The direct predecessor of the new regulations is Directive (EU) 2016/1148, which already had the same thrust, but its implementation in the member states was hardly monitored and in many places it was less specific than the new version.
In the meantime, even more processes have been digitized, automated and networked. At the same time, the number of attempted and successful attacks on networks of industrial plants and public institutions has increased.

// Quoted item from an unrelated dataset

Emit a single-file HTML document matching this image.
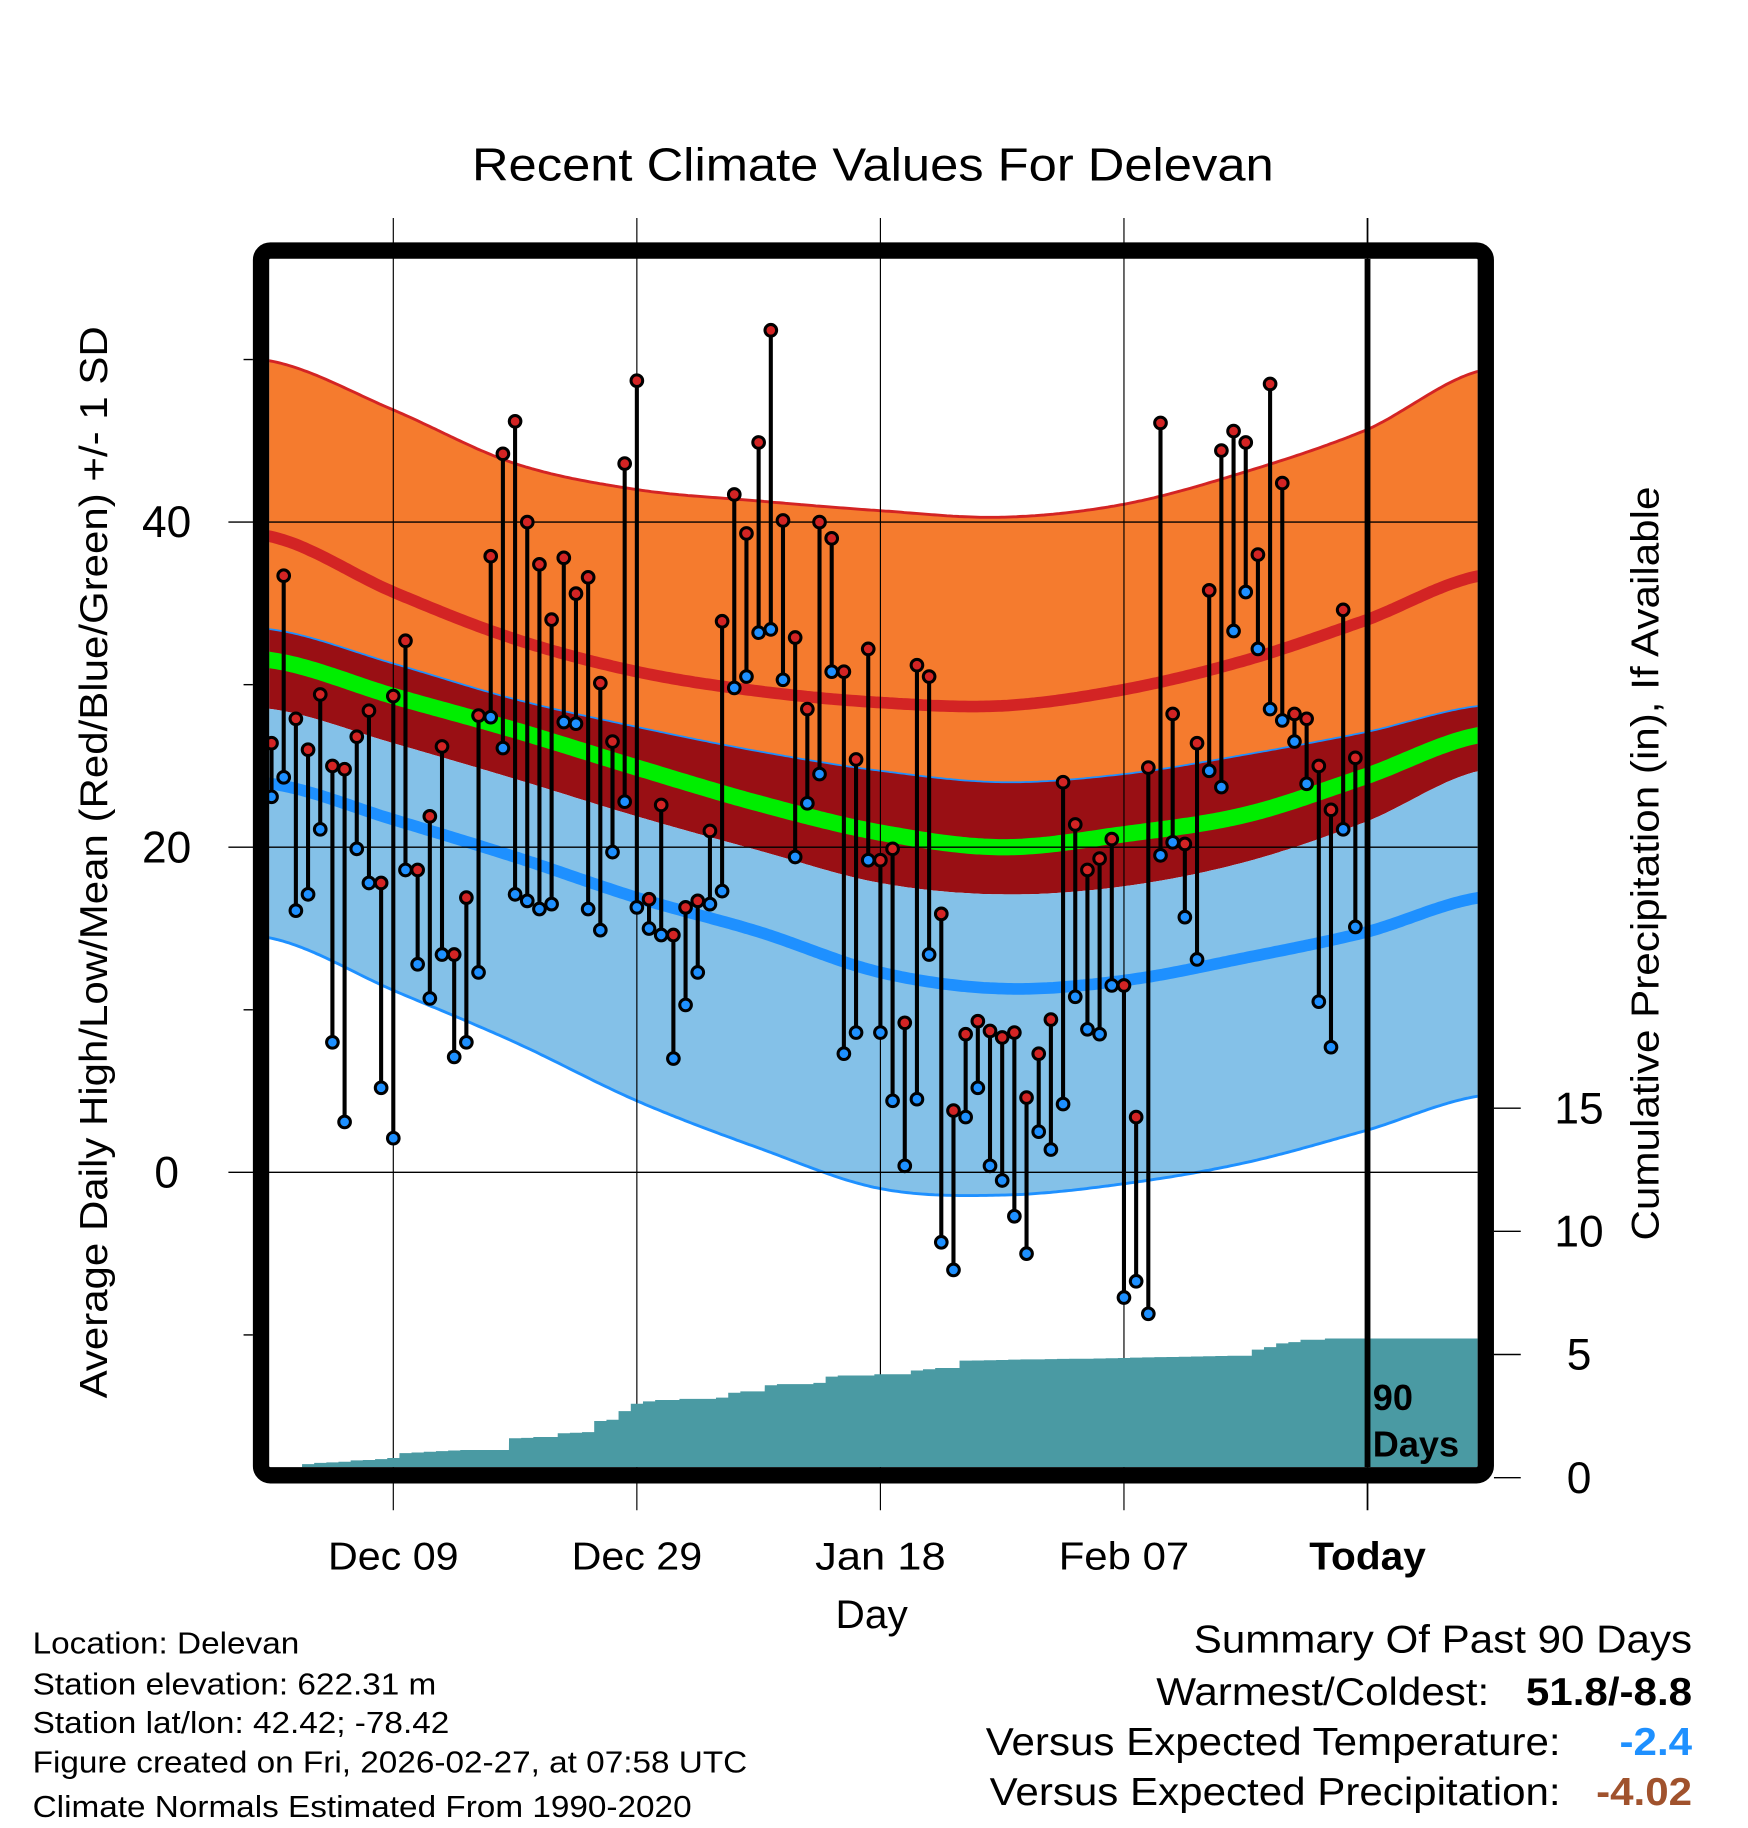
<!DOCTYPE html>
<html><head><meta charset="utf-8"><style>
html,body{margin:0;padding:0;background:#fff}
svg{display:block;font-family:"Liberation Sans",Arial,sans-serif}
</style></head><body>
<svg id="chart" width="1748" height="1828" viewBox="0 0 1500 1568.6" xmlns="http://www.w3.org/2000/svg">
<defs><clipPath id="plotclip"><rect x="231" y="222" width="1037" height="1037"/></clipPath></defs>
<rect width="1500" height="1568.6" fill="#fff"/>
<text x="749" y="155" font-size="40" text-anchor="middle" textLength="688" lengthAdjust="spacingAndGlyphs">Recent Climate Values For Delevan</text>
<g id="bands" clip-path="url(#plotclip)"></g>
<g id="grid"></g>
<g id="precip" clip-path="url(#plotclip)"></g>
<g id="marks"></g>
<g id="axes"></g>
<rect x="224" y="215" width="1051" height="1051" rx="8" fill="none" stroke="#000" stroke-width="14"/>
<text transform="translate(92,740) rotate(-90)" font-size="33" text-anchor="middle" textLength="920" lengthAdjust="spacingAndGlyphs">Average Daily High/Low/Mean (Red/Blue/Green) +/- 1 SD</text>
<text transform="translate(1423,741) rotate(-90)" font-size="33" text-anchor="middle" textLength="647" lengthAdjust="spacingAndGlyphs">Cumulative Precipitation (in), If Available</text>
<text x="748" y="1397" font-size="34" text-anchor="middle" textLength="62" lengthAdjust="spacingAndGlyphs">Day</text>
<text x="1178" y="1210" font-size="31" font-weight="bold">90</text>
<text x="1178" y="1250" font-size="31" font-weight="bold">Days</text>
<g font-size="26" transform="translate(28,0) scale(1.1,1) translate(-28,0)">
<text x="28" y="1419">Location: Delevan</text>
<text x="28" y="1454">Station elevation: 622.31 m</text>
<text x="28" y="1487">Station lat/lon: 42.42; -78.42</text>
<text x="28" y="1521">Figure created on Fri, 2026-02-27, at 07:58 UTC</text>
<text x="28" y="1559">Climate Normals Estimated From 1990-2020</text>
</g>
<g font-size="33" transform="translate(1452,0) scale(1.095,1) translate(-1452,0)">
<text x="1452" y="1418" text-anchor="end">Summary Of Past 90 Days</text>
<text x="1293" y="1463" text-anchor="end">Warmest/Coldest:</text>
<text x="1452" y="1463" text-anchor="end" font-weight="bold">51.8/-8.8</text>
<text x="1349" y="1506" text-anchor="end">Versus Expected Temperature:</text>
<text x="1452" y="1506" text-anchor="end" font-weight="bold" fill="#1e90ff">-2.4</text>
<text x="1349" y="1549" text-anchor="end">Versus Expected Precipitation:</text>
<text x="1452" y="1549" text-anchor="end" font-weight="bold" fill="#a0522d">-4.02</text>
</g>
</svg>
<script>
// ---- data ----
const highs = [26.4,36.7,27.9,26.0,29.4,25.0,24.8,26.8,28.4,17.8,29.3,32.7,18.6,21.9,26.2,13.4,16.9,28.1,37.9,44.2,46.2,40.0,37.4,34.0,37.8,35.6,36.6,30.1,26.5,43.6,48.7,16.8,22.6,14.6,16.3,16.7,21.0,33.9,41.7,39.3,44.9,51.8,40.1,32.9,28.5,40.0,39.0,30.8,25.4,32.2,19.2,19.9,9.2,31.2,30.5,15.9,3.8,8.5,9.3,8.7,8.3,8.6,4.6,7.3,9.4,24.0,21.4,18.6,19.3,20.5,11.5,3.4,24.9,46.1,28.2,20.2,26.4,35.8,44.4,45.6,44.9,38.0,48.5,42.4,28.2,27.9,25.0,22.3,34.6,25.5];
const lows = [23.1,24.3,16.1,17.1,21.1,8.0,3.1,19.9,17.8,5.2,2.1,18.6,12.8,10.7,13.4,7.1,8.0,12.3,28.0,26.1,17.1,16.7,16.2,16.5,27.7,27.6,16.2,14.9,19.7,22.8,16.3,15.0,14.6,7.0,10.3,12.3,16.5,17.3,29.8,30.5,33.2,33.4,30.3,19.4,22.7,24.5,30.8,7.3,8.6,19.2,8.6,4.4,0.4,4.5,13.4,-4.3,-6.0,3.4,5.2,0.4,-0.5,-2.7,-5.0,2.5,1.4,4.2,10.8,8.8,8.5,11.5,-7.7,-6.7,-8.7,19.5,20.3,15.7,13.1,24.7,23.7,33.3,35.7,32.2,28.5,27.8,26.5,23.9,10.5,7.7,21.1,15.1];
const precipCum = [0,0,0,0.55,0.6,0.62,0.65,0.7,0.72,0.75,0.8,1.0,1.02,1.05,1.08,1.1,1.12,1.12,1.12,1.12,1.6,1.62,1.65,1.65,1.8,1.82,1.85,2.3,2.35,2.7,3.0,3.1,3.15,3.15,3.2,3.2,3.2,3.25,3.45,3.5,3.5,3.75,3.8,3.8,3.8,3.85,4.1,4.15,4.15,4.15,4.2,4.2,4.2,4.35,4.4,4.45,4.45,4.75,4.76,4.77,4.78,4.79,4.8,4.8,4.81,4.82,4.83,4.83,4.84,4.85,4.86,4.87,4.88,4.89,4.9,4.91,4.92,4.93,4.94,4.95,4.95,5.2,5.3,5.45,5.5,5.6,5.6,5.65,5.65,5.65];
const normDays = [0,10,20,30,40,50,60,70,80,90,99.2];
const normHighPlusSD = [49.9,46.9,43.6,42.0,41.3,40.7,40.3,41.1,43.1,45.7,49.3];
const normHigh = [39.1,35.7,32.8,30.8,29.6,28.9,28.7,29.7,31.5,34.0,36.7];
const normMeanPlusSD = [33.4,31.3,29.1,27.4,25.9,24.7,24.0,24.5,25.7,27.1,28.7];
const normMean = [31.5,29.3,27.2,24.9,22.7,20.9,20.0,20.8,22.0,24.4,26.9];
const normMeanMinusSD = [28.5,26.4,24.2,21.9,19.8,17.8,17.1,17.6,19.1,21.6,24.7];
const normLow = [23.9,21.7,19.4,16.9,14.8,12.3,11.3,11.8,13.2,14.8,16.9];
const normLowMinusSD = [14.4,11.2,8.0,4.4,1.5,-1.0,-1.4,-0.7,0.6,2.6,4.7];
const dateLabels = ["Dec 09","Dec 29","Jan 18","Feb 07","Today"];
const dateDays = [10,30,50,70,90];
const yTicks = [40,20,0];
const yMinor = [50,30,10,-10];
const precipTicks = [0,5,10,15];

// ---- scales ----
const X = d => 233 + 10.45*d;
const Y = v => 1006 - 13.95*v;
const YP = p => 1268 - 21.14*p;
const NS = "http://www.w3.org/2000/svg";
function mk(tag, attrs, parent){const e=document.createElementNS(NS,tag);for(const k in attrs)e.setAttribute(k,attrs[k]);parent.appendChild(e);return e;}
function interp(arr, d){
  const n=normDays.length;let i=0;
  while(i<n-2 && d>normDays[i+1]) i++;
  const t=(d-normDays[i])/(normDays[i+1]-normDays[i]);
  const p0=arr[Math.max(i-1,0)],p1=arr[i],p2=arr[i+1],p3=arr[Math.min(i+2,n-1)];
  const t2=t*t,t3=t2*t;
  return 0.5*((2*p1)+(-p0+p2)*t+(2*p0-5*p1+4*p2-p3)*t2+(-p0+3*p1-3*p2+p3)*t3);
}
const samples=[];for(let d=-0.3;d<=99.25;d+=0.25)samples.push(d);
function line(arr){return samples.map((d,i)=>(i?'L':'M')+X(d).toFixed(1)+','+Y(interp(arr,d)).toFixed(1)).join('');}
function band(a,b){const top=samples.map((d,i)=>(i?'L':'M')+X(d).toFixed(1)+','+Y(interp(a,d)).toFixed(1)).join('');
  const bot=samples.slice().reverse().map(d=>'L'+X(d).toFixed(1)+','+Y(interp(b,d)).toFixed(1)).join('');return top+bot+'Z';}

const bands=document.getElementById('bands');
let e;
e=mk('path',{d:band(normHighPlusSD,normMeanPlusSD),fill:'#f57b2e'},bands);


e=mk('path',{d:band(normMeanPlusSD,normMeanMinusSD),fill:'#990f14'},bands);


e=mk('path',{d:band(normMeanMinusSD,normLowMinusSD),fill:'#84c1e8'},bands);


e=mk('path',{d:line(normHighPlusSD),fill:'none',stroke:'#d32424','stroke-width':2.5},bands);


e=mk('path',{d:line(normHigh),fill:'none',stroke:'#d32424','stroke-width':10},bands);


e=mk('path',{d:line(normMeanPlusSD),fill:'none',stroke:'#1e90ff','stroke-width':1.5},bands);


e=mk('path',{d:line(normMean),fill:'none',stroke:'#00ee00','stroke-width':14},bands);


e=mk('path',{d:line(normLow),fill:'none',stroke:'#1e90ff','stroke-width':10},bands);


e=mk('path',{d:line(normLowMinusSD),fill:'none',stroke:'#1e90ff','stroke-width':2.5},bands);



// grid
const grid=document.getElementById('grid');
yTicks.forEach(v=>{
  const g=mk('line',{x1:196,x2:1268,y1:Y(v),y2:Y(v),stroke:'#000','stroke-width':1.2},grid);
  
  
  const t=mk('text',{x:143,y:Y(v)+13,'font-size':38,'text-anchor':'middle'},grid);t.textContent=v;
  
  
});
yMinor.forEach(v=>{
  const g=mk('line',{x1:209,x2:217,y1:Y(v),y2:Y(v),stroke:'#000','stroke-width':1.2},grid);
  
  
});
dateDays.forEach((d,i)=>{
  const today=i===dateDays.length-1;
  const g=mk('line',{x1:X(d),x2:X(d),y1:187,y2:1296,stroke:'#000','stroke-width':today?1.5:1},grid);
  
  
  const t=mk('text',{x:X(d),y:1347,'font-size':33,'text-anchor':'middle',textLength:today?100:112,lengthAdjust:'spacingAndGlyphs'},grid);t.textContent=dateLabels[i];
  if(today)t.setAttribute('font-weight','bold');
  
  
});

// precipitation
const pg=document.getElementById('precip');
let pd='M'+X(-0.3)+','+YP(0);
precipCum.forEach((p,i)=>{pd+='L'+(X(i)-5.2).toFixed(1)+','+YP(p).toFixed(1)+'L'+(X(i)+5.2).toFixed(1)+','+YP(p).toFixed(1);});
pd+='L'+X(99.3)+','+YP(precipCum[precipCum.length-1]).toFixed(1)+'L'+X(99.3)+','+YP(0)+'Z';
e=mk('path',{d:pd,fill:'#4a9aa3'},pg);


e=mk('line',{x1:X(90),x2:X(90),y1:222,y2:1259,stroke:'#000','stroke-width':5},pg);



// right axis
const ax=document.getElementById('axes');
precipTicks.forEach(p=>{
  const l=mk('line',{x1:1282,x2:1305,y1:YP(p),y2:YP(p),stroke:'#000','stroke-width':1.2},ax);
  
  
  const t=mk('text',{x:1355,y:YP(p)+13,'font-size':38,'text-anchor':'middle'},ax);t.textContent=p;
  
  
});

// daily marks
const mg=document.getElementById('marks');
highs.forEach((h,i)=>{
  const lo=lows[i],x=X(i);
  const s=mk('line',{x1:x,x2:x,y1:Y(h),y2:Y(lo),stroke:'#000','stroke-width':3.5},mg);
  
  
  const c1=mk('circle',{cx:x,cy:Y(lo),r:5,fill:'#1e90ff',stroke:'#000','stroke-width':2.6},mg);
  
  
  const c2=mk('circle',{cx:x,cy:Y(h),r:5,fill:'#d32424',stroke:'#000','stroke-width':2.6},mg);
  
  
});
</script>
</body></html>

With NIS2, the EU is responding to this threat situation and ensuring greater commitment and harmonization - also in order to avoid a fragmented level of cybersecurity within Europe. The directive is also part of a larger package on the resilience of critical infrastructures.
Closing words
The new EU directive largely follows what is already recommended and practiced internationally. In Switzerland, there are comparable guidelines, such as the National Cyber Security Center (NCSC) and the ICT minimum standard for public authorities. In addition, a revision of the Information Security Act (ISG) is underway, the content of which is strongly based on NIS2.
However, it is a good idea for businesses of all kinds to be aware of potential threats and their consequences, even if they are not considered part of the "critical infrastructure". Cyberattacks such as ransomware attacks can cause considerable monetary damage and ruin a company's reputation.
FAQ: The NIS2 at a glance
What is the NIS2 directive?
EU Directive 2022/2555 (NIS2) is the revised EU regulation on the cybersecurity of critical and important facilities. It replaces the NIS1 Directive from 2016 and massively expands its scope. It pursues the goal of a uniformly high level of cybersecurity in the EU in accordance with Art. 1 NIS.
Which companies are affected by NIS2?
All companies from sectors with high criticality and other critical sectors with more than 50 employees and more than 10 million turnover or balance sheet total, as well as systemically important smaller providers.
What does NIS2 actually require?
NIS2 requires technical and organizational security measures, risk analysis, emergency plans, training, security incident reports and management responsibility.
Are there sanctions for violations of NIS2?
Yes, violations of NIS2 are sanctioned. Fines of up to 10 million euros or 2% of annual global turnover may be imposed. Management can also be held liable.
Does the NIS2 Directive also apply to Swiss companies?
Although Switzerland is not an EU member state, NIS2 may also have an impact here - particularly on companies that have subsidiaries or customers in the EU or are active as service providers in EU supply chains.